Tu n’as demandé ni holocauste, ni victime,
alors j’ai dit « Voici, je viens »… (Ps 39, 7-8)
C’est le zèle d’un fils.
L’ardeur passionnée d’une prière filiale.
La prière, qui loin de tout commerce servile et mercenaire, se laisse envelopper, emporter et animée par le souffle de l’Esprit.
Dans le tableau de Greco.
Drapé de pourpre,
Le Christ est comme enveloppé, emporté, animé d’un tourbillon.
C’est ce que Le Greco appelle la « furia » de la figure.

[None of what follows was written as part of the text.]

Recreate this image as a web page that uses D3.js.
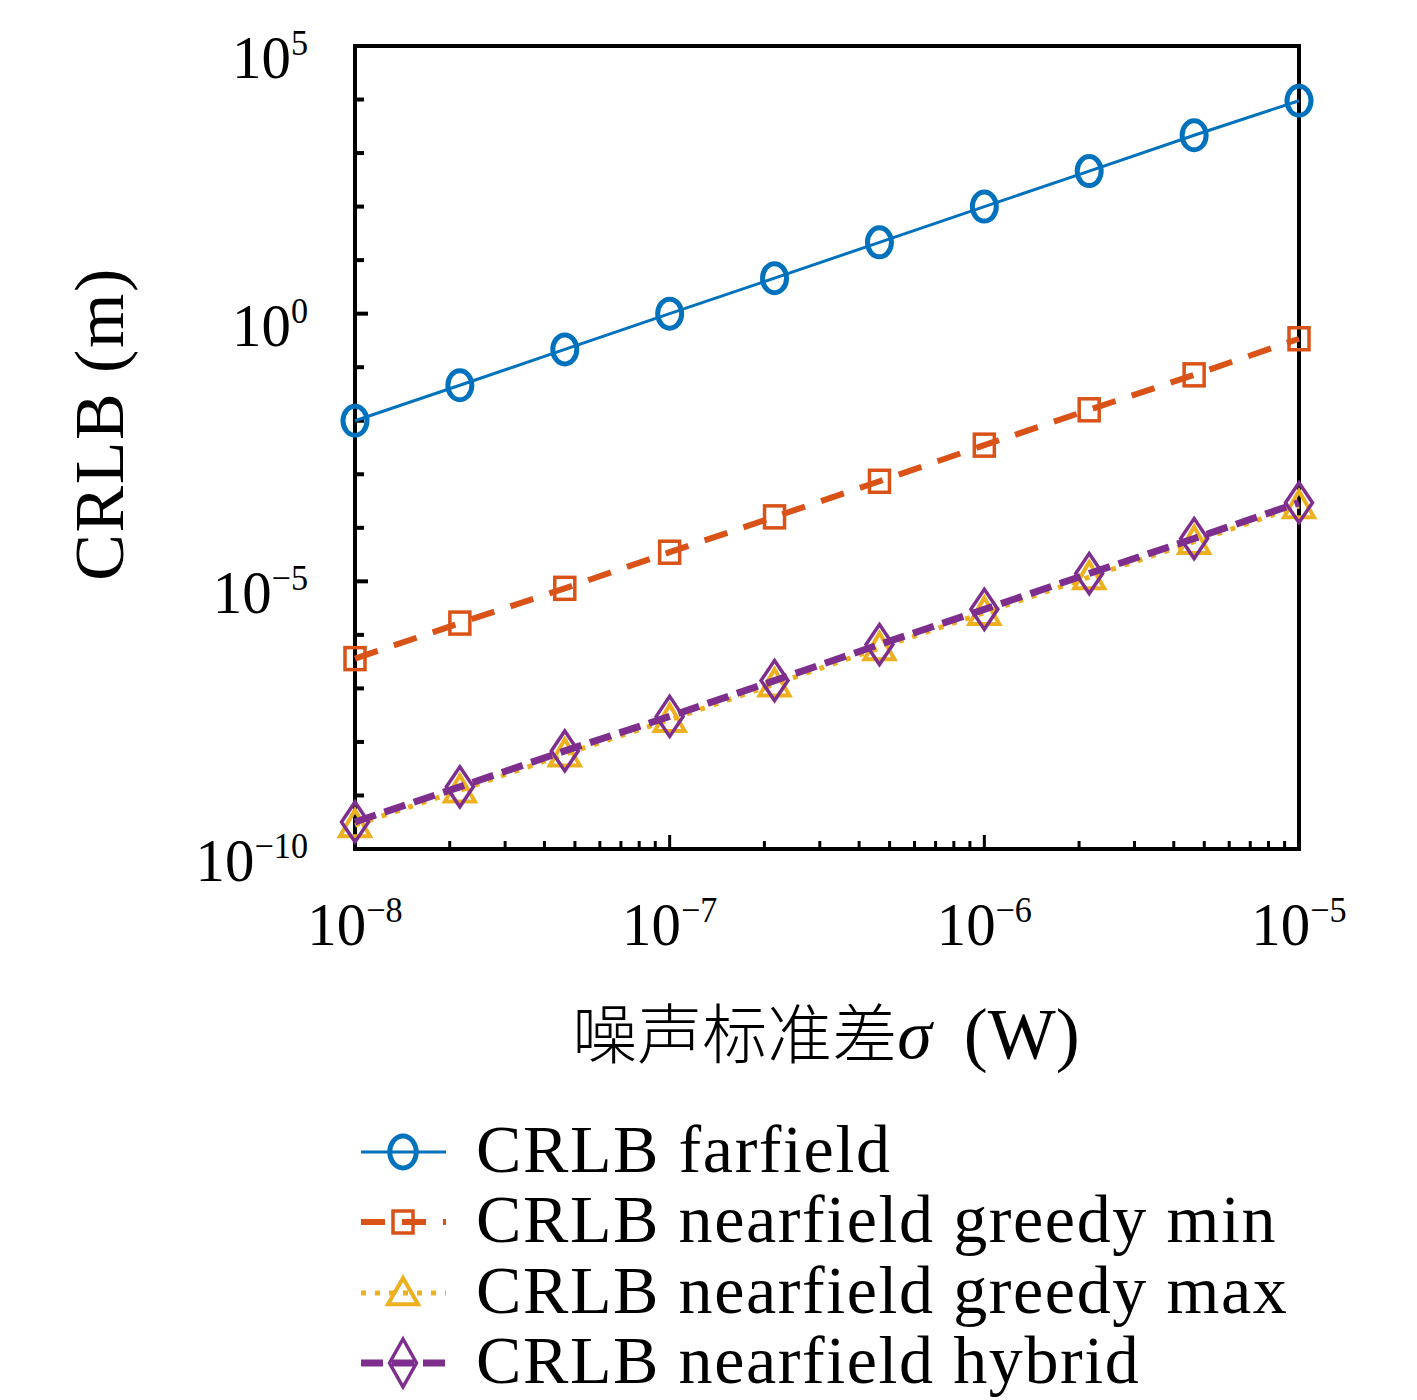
<!DOCTYPE html>
<html><head><meta charset="utf-8">
<script src="https://cdn.jsdelivr.net/npm/d3@7"></script>
<style>body{margin:0;background:#fff}</style>
</head><body>
<svg id="c" width="1417" height="1400"></svg>
<script>
// ---- data ----
const noise = [1e-8, 2.154e-8, 4.642e-8, 1e-7, 2.154e-7, 4.642e-7, 1e-6, 2.154e-6, 4.642e-6, 1e-5];
const farfield = [0.01, 0.046, 0.215, 1.0, 4.6, 21.5, 100, 460, 2150, 9500];
const greedyMin = [3.6e-7, 1.66e-6, 7.4e-6, 3.5e-5, 1.6e-4, 7.4e-4, 3.5e-3, 1.6e-2, 7.2e-2, 0.34];
const greedyMax = [2.8e-10, 1.25e-9, 5.9e-9, 2.6e-8, 1.2e-7, 5.7e-7, 2.6e-6, 1.2e-5, 5.5e-5, 2.55e-4];
const hybrid = [3.2e-10, 1.45e-9, 6.8e-9, 3.0e-8, 1.4e-7, 6.6e-7, 3.0e-6, 1.4e-5, 6.3e-5, 2.95e-4];
const seriesNames = ["CRLB farfield", "CRLB nearfield greedy min", "CRLB nearfield greedy max", "CRLB nearfield hybrid"];
const xTicks = [1e-8, 1e-7, 1e-6, 1e-5];
const xTickExp = ["\u22128", "\u22127", "\u22126", "\u22125"];
const yTicks = [1e5, 1e0, 1e-5, 1e-10];
const yTickExp = ["5", "0", "\u22125", "\u221210"];
const xLabel = "噪声标准差";
const yLabel = "CRLB (m)";

const svg = d3.select("#c");
const L = 355, R = 1299, T = 46, B = 849;
const x = d3.scaleLog().domain([1e-8, 1e-5]).range([L, R]);
const y = d3.scaleLog().domain([1e-10, 1e5]).range([B, T]);
const serif = "'Liberation Serif','Times New Roman',serif";

const styles = [
  {color:"#0072BD", width:3, dash:null, marker:"circle"},
  {color:"#D95319", width:6, dash:"24,17", marker:"square"},
  {color:"#EDB120", width:5, dash:"5,9", marker:"triangle"},
  {color:"#7E2F8E", width:7, dash:"22,9", marker:"diamond"}
];
const allSeries = [farfield, greedyMin, greedyMax, hybrid];

// ---- axes ----
const g = svg.append("g");
const yDecades = d3.range(-10, 6).map(e => Math.pow(10, e));
g.selectAll(".yt").data(yDecades).enter().append("line")
  .attr("x1", L).attr("x2", d => L + (yTicks.includes(d) ? 13 : 9))
  .attr("y1", d => y(d)).attr("y2", d => y(d))
  .attr("stroke", "#000").attr("stroke-width", 4);
const xMinor = [];
for (let e = -8; e < -5; e++) for (let k = 1; k < 10; k++) xMinor.push(k * Math.pow(10, e));
xMinor.push(1e-5);
g.selectAll(".xt").data(xMinor).enter().append("line")
  .attr("x1", d => x(d)).attr("x2", d => x(d))
  .attr("y1", B).attr("y2", d => B - (xTicks.some(t => Math.abs(t - d) / t < 1e-6) ? 14 : 8))
  .attr("stroke", "#000").attr("stroke-width", 3);
g.append("rect").attr("x", L).attr("y", T).attr("width", R - L).attr("height", B - T)
  .attr("fill", "none").attr("stroke", "#000").attr("stroke-width", 4);

// tick labels
const SX = 0.95;
function powLabel(px, py, exp, anchor) {
  const gg = svg.append("g").attr("transform", `translate(${px},${py}) scale(${SX},1)`);
  const t = gg.append("text").attr("font-family", serif).attr("font-size", 62)
    .attr("text-anchor", anchor).attr("fill", "#000");
  t.append("tspan").text("10");
  t.append("tspan").attr("font-size", 36).attr("dy", -23).text(exp);
}
yTicks.forEach((v, i) => powLabel(308, y(v) + 32, yTickExp[i], "end"));
xTicks.forEach((v, i) => powLabel(x(v), 945, xTickExp[i], "middle"));

// axis titles
const xt = svg.append("text").attr("x", 826).attr("y", 1058)
  .attr("text-anchor", "middle").attr("fill", "#000");
xt.append("tspan").attr("font-family", "'Noto Sans CJK SC',sans-serif").attr("font-weight", 300)
  .attr("font-size", 65).text(xLabel);
xt.append("tspan").attr("font-family", serif).attr("font-style", "italic").attr("font-size", 70).text("σ");
xt.append("tspan").attr("font-family", serif).attr("font-size", 72).attr("dx", 14).text(" (W)");

svg.append("text").attr("transform", `translate(123,424) rotate(-90)`)
  .attr("text-anchor", "middle").attr("font-family", serif).attr("font-size", 70)
  .attr("letter-spacing", 1.5)
  .attr("fill", "#000").text(yLabel);

// ---- markers ----
function drawMarker(sel, type, color, cx, cy, scale) {
  scale = scale || 1;
  if (type === "circle") {
    sel.append("ellipse").attr("cx", cx).attr("cy", cy).attr("rx", 12 * scale).attr("ry", 14.5 * scale)
      .attr("fill", "none").attr("stroke", color).attr("stroke-width", 5);
  } else if (type === "square") {
    sel.append("rect").attr("x", cx - 10).attr("y", cy - 11).attr("width", 20).attr("height", 22)
      .attr("fill", "none").attr("stroke", color).attr("stroke-width", 3.5);
  } else if (type === "triangle") {
    const w = 15, h = 15;
    sel.append("path").attr("d", `M${cx},${cy - h}L${cx + w},${cy + h * 0.75}L${cx - w},${cy + h * 0.75}Z`)
      .attr("fill", "none").attr("stroke", color).attr("stroke-width", 4).attr("stroke-linejoin", "miter");
  } else if (type === "diamond") {
    const w = 13.5, h = 20 * scale;
    sel.append("path").attr("d", `M${cx},${cy - h}L${cx + w},${cy}L${cx},${cy + h}L${cx - w},${cy}Z`)
      .attr("fill", "none").attr("stroke", color).attr("stroke-width", 3.5);
  }
}

const line = d3.line().x(d => x(d[0])).y(d => y(d[1]));
allSeries.forEach((vals, si) => {
  const s = styles[si];
  const pts = noise.map((n, i) => [n, vals[i]]);
  const gs = svg.append("g");
  gs.append("path").attr("d", line(pts)).attr("fill", "none")
    .attr("stroke", s.color).attr("stroke-width", s.width)
    .attr("stroke-dasharray", s.dash);
  pts.forEach(p => drawMarker(gs, s.marker, s.color, x(p[0]), y(p[1])));
});

// ---- legend ----
const legY = [1152, 1222, 1293, 1363];
seriesNames.forEach((name, i) => {
  const s = styles[i];
  const lg = svg.append("g");
  lg.append("line").attr("x1", 361).attr("x2", 446).attr("y1", legY[i]).attr("y2", legY[i])
    .attr("stroke", s.color).attr("stroke-width", s.width).attr("stroke-dasharray", s.dash);
  drawMarker(lg, s.marker, s.color, 403, legY[i], i === 3 ? 1.2 : 1.1);
  lg.append("text").attr("x", 476).attr("y", legY[i] + 20).attr("font-family", serif)
    .attr("font-size", 68).attr("letter-spacing", 1.6).attr("fill", "#000").text(name);
});
</script>
</body></html>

Et pour représenter ce mouvement, aucune forme ne convient mieux que la flamme d’une chandelle.
C’est la flamme qui anima et consuma le Christ.

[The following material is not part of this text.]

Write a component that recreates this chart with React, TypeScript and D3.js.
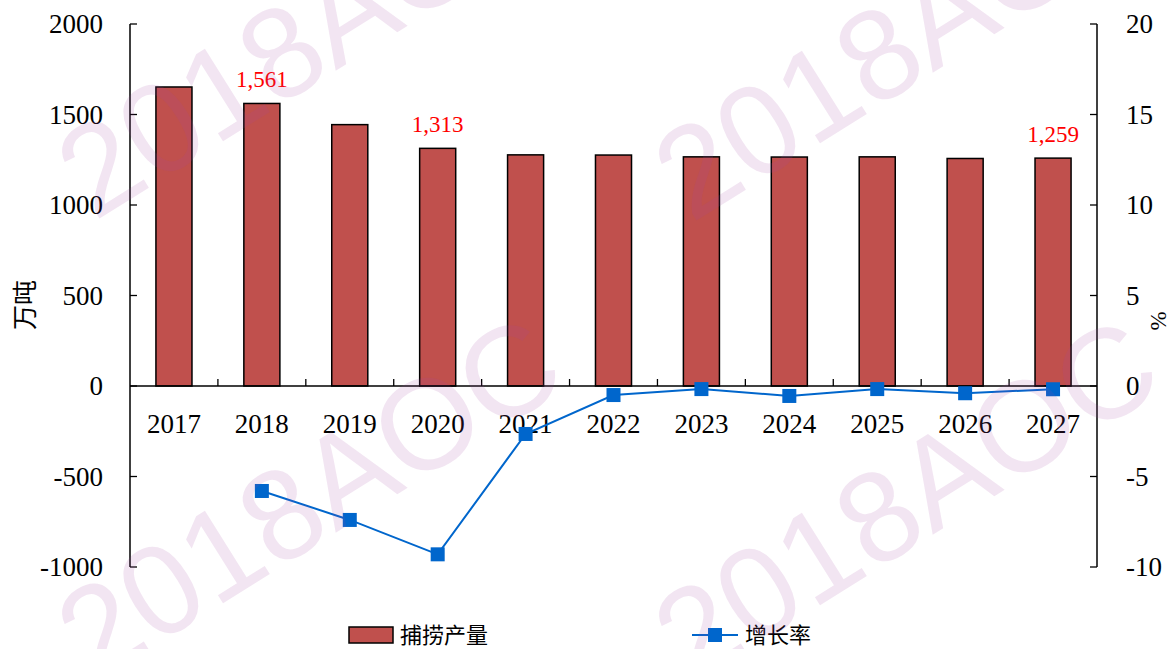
import React from "react";
import * as d3 from "d3";

const years = ["2017", "2018", "2019", "2020", "2021", "2022", "2023", "2024", "2025", "2026", "2027"];
const catch_ = [1652, 1561, 1444, 1313, 1277, 1276, 1266, 1265, 1266, 1257, 1259];
const growth = [null, -5.8, -7.4, -9.3, -2.65, -0.5, -0.17, -0.55, -0.17, -0.4, -0.18];
const labelled = ["2018", "2020", "2027"];
const leftTicks = [2000, 1500, 1000, 500, 0, -500, -1000];
const rightTicks = [20, 15, 10, 5, 0, -5, -10];
const watermarkText = "2018AOC";
const watermarkAnchors = [
  [94, 222],
  [691, 224],
  [94, 684],
  [691, 686],
];

const W = 1171;
const H = 649;
const serif = "'Liberation Serif', 'Times New Roman', serif";
const cjk = "'Noto Sans CJK SC', sans-serif";

export default function App() {
  const x = d3.scaleBand<string>().domain(years).range([130, 1097]).padding(0);
  const yL = d3.scaleLinear().domain([-1000, 2000]).range([567, 24]);
  const yR = d3.scaleLinear().domain([-10, 20]).range([567, 24]);
  const step = x.step();
  const bw = step * 0.41;
  const cx = (d: string) => (x(d) as number) + step / 2;
  const y0 = yL(0);

  const pts = years
    .map((d, i) => ({ d, v: growth[i] }))
    .filter((p) => p.v !== null) as { d: string; v: number }[];
  const line = d3
    .line<{ d: string; v: number }>()
    .x((p) => cx(p.d))
    .y((p) => yR(p.v));

  const blue = "#0066CC";
  const barFill = "#C0504D";
  const ms = 14;

  return (
    <svg
      width={W}
      height={H}
      style={{ position: "absolute", left: 0, top: 0, background: "#fff" }}
    >
      <rect x={0} y={0} width={W} height={H} fill="#fff" />
      {/* bars */}
      {years.map((d, i) => (
        <rect
          key={d}
          x={cx(d) - bw / 2}
          y={yL(catch_[i])}
          width={bw}
          height={y0 - yL(catch_[i])}
          fill={barFill}
          stroke="#000"
          strokeWidth={1.5}
        />
      ))}
      {/* category axis */}
      <line x1={130} x2={1097} y1={y0} y2={y0} stroke="#000" strokeWidth={1.5} />
      {years.slice(1).map((d) => (
        <line
          key={"ct" + d}
          x1={x(d) as number}
          x2={x(d) as number}
          y1={y0}
          y2={y0 - 7}
          stroke="#000"
          strokeWidth={1.3}
        />
      ))}
      {years.map((d) => (
        <text
          key={"cl" + d}
          x={cx(d)}
          y={y0 + 47}
          textAnchor="middle"
          fontFamily={serif}
          fontSize={27}
          fill="#000"
        >
          {d}
        </text>
      ))}
      {/* left axis */}
      <line x1={130} x2={130} y1={yL(2000)} y2={yL(-1000)} stroke="#000" strokeWidth={1.5} />
      {leftTicks.map((t) => (
        <g key={"lt" + t}>
          <line x1={130} x2={137} y1={yL(t)} y2={yL(t)} stroke="#000" strokeWidth={1.3} />
          <text
            x={103}
            y={yL(t) + 9}
            textAnchor="end"
            fontFamily={serif}
            fontSize={27}
            fill="#000"
          >
            {t}
          </text>
        </g>
      ))}
      {/* right axis */}
      <line x1={1097} x2={1097} y1={yR(20)} y2={yR(-10)} stroke="#000" strokeWidth={1.5} />
      {rightTicks.map((t) => (
        <g key={"rt" + t}>
          <line x1={1090} x2={1097} y1={yR(t)} y2={yR(t)} stroke="#000" strokeWidth={1.3} />
          <text
            x={1126}
            y={yR(t) + 9}
            textAnchor="start"
            fontFamily={serif}
            fontSize={27}
            fill="#000"
          >
            {t}
          </text>
        </g>
      ))}
      {/* axis titles */}
      <text
        transform="translate(34,305) rotate(-90)"
        textAnchor="middle"
        fontFamily={cjk}
        fontSize={25}
        fill="#000"
      >
        万吨
      </text>
      <text
        transform="translate(1166,321) rotate(-90)"
        textAnchor="middle"
        fontFamily={serif}
        fontSize={23}
        fill="#000"
      >
        %
      </text>
      {/* data labels */}
      {years.map((d, i) =>
        labelled.includes(d) ? (
          <text
            key={"dl" + d}
            x={cx(d)}
            y={yL(catch_[i]) - 16}
            textAnchor="middle"
            fontFamily={serif}
            fontSize={23}
            fill="#FF0000"
          >
            {d3.format(",")(catch_[i])}
          </text>
        ) : null
      )}
      {/* growth line */}
      <path d={line(pts) as string} fill="none" stroke={blue} strokeWidth={2} />
      {pts.map((p) => (
        <rect
          key={"m" + p.d}
          x={cx(p.d) - ms / 2}
          y={yR(p.v) - ms / 2}
          width={ms}
          height={ms}
          fill={blue}
        />
      ))}
      {/* legend */}
      <rect x={349} y={627} width={44} height={16} fill={barFill} stroke="#000" strokeWidth={1.5} />
      <text x={400} y={643} fontFamily={cjk} fontSize={22} fill="#000">
        捕捞产量
      </text>
      <line x1={692} x2={738} y1={635} y2={635} stroke={blue} strokeWidth={2} />
      <rect x={715 - 7} y={635 - 7} width={14} height={14} fill={blue} />
      <text x={745} y={643} fontFamily={cjk} fontSize={22} fill="#000">
        增长率
      </text>
      {/* watermark */}
      {watermarkAnchors.map(([wx, wy], i) => (
        <text
          key={"wm" + i}
          transform={`translate(${wx},${wy}) rotate(-32)`}
          fontFamily="'Liberation Sans', Arial, sans-serif"
          fontSize={128}
          fill="rgb(160,70,165)"
          fillOpacity={0.14}
        >
          {watermarkText}
        </text>
      ))}
    </svg>
  );
}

C’est cette flamme qui doit saisir notre regard.
Une flamme….
La vive flamme d’amour,
selon saint Jean de la Croix.
Telle l’unique et authentique offrande.
Ô flamme par amour vive,
Qui blesse par sa tendresse
Le centre de mon âme le plus profond !
Puisque tu n’es plus rétive,
Achève si tu acquiesces,
Romps la toile qui dans le bonheur nous fond.
(Chant de l’âme dans l’intime communication d’union d’amour avec Dieu)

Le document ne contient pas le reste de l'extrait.